Nou Pap Domi and a host of other militant groups have had sit ins, demonstrations and public meetings violently broken up by squad of police officers violating basic human rights. The militant group has been active in keeping the people informed and mobilized, even though all their sit ins and various public activities and participation in lawful, peaceful demonstrations have always ended with the police tearing up their banners and throwing tear gas, with no regards for anybody in the area. According to a member of Nou Pap Domi heard in a recent interview, the group has stayed active by educating folks and strengthening themselves. They participated in the recent march in Port-au-Prince against kidnapping, gangs and crime, which took place on International Human Rights Day. As seen on the web based network tripotay lakay, the demonstrations started peacefully on Champs de Mars. Militants gathered with a large banner and various hand held signs denouncing kidnappings, gang related murders, rapes and human rights abuses. “If we are terrorists Jovenel is a kidnapper” they were yelling, as the march started and made its way to Lalue, passing Poste Marchand. By then, the crowd swelled to over a couple of thousands, all denouncing government involvement in recent crimes.

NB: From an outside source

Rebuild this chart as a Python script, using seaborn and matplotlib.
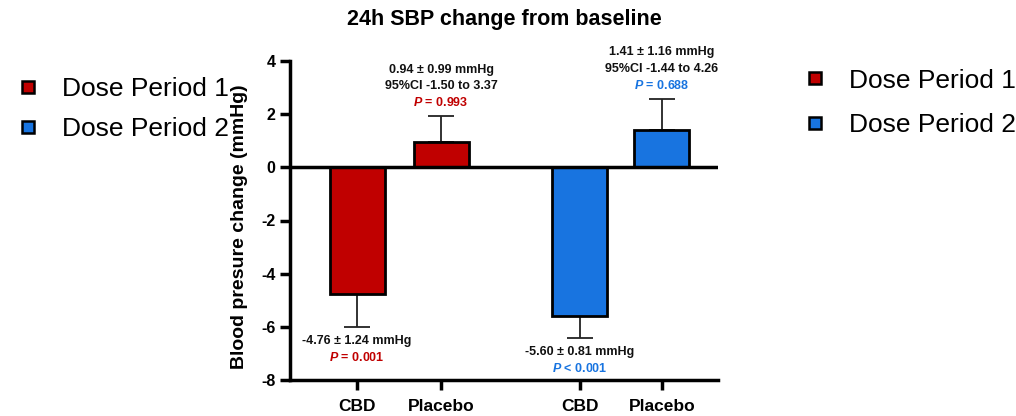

The U.S. Treasury Department has decided to sanction three individuals whom they believe are responsible for massacres in La Saline, Bel Air and other places in Haiti from 2018 to now. The three, Fednel Monchery, Pierre R. Duplan and Jimmy Cherizier are accused of participation in those crimes in violation of U.S. law. As a slap in the face of the justice system in Haiti, the Treasury Department is showing regrets that the justice system in the said country is unable to give justice to its people. Now, do we see this as the wind of change caused by a new administration? Do we anticipate that a change in U.S. policy is happening because of Biden / Harris? Only the future will tell, while this could just be a case of sacrificing some bothersome former soldiers, as was the case with Butter Metayer, another long story. So far the State Department has always ignored the violations of rights, by Jovenel’s government in Haiti, and it’s interesting that the Treasury Department, not the State Department decided to sanction the men mentioned above. More names may become targets of the justice system in the USA because many of the people violating human rights are U.S. citizens, like Martelly and his clan. It could be just the beginning of pointing fingers at thugs working for Jovenul to reign him in, and refurbish his image for use in later elections. We can also hope that the new administration will listen to U.S. Congress members who have denounced the massacres committed by allies of the government and of the PHTK. Time will tell once again, but Haitians in the U. S. need to start coming together to inform people here about the need for a stop in the support of dictatorship. We will keep the focus on the situation because Haitian people need to mobilize for justice.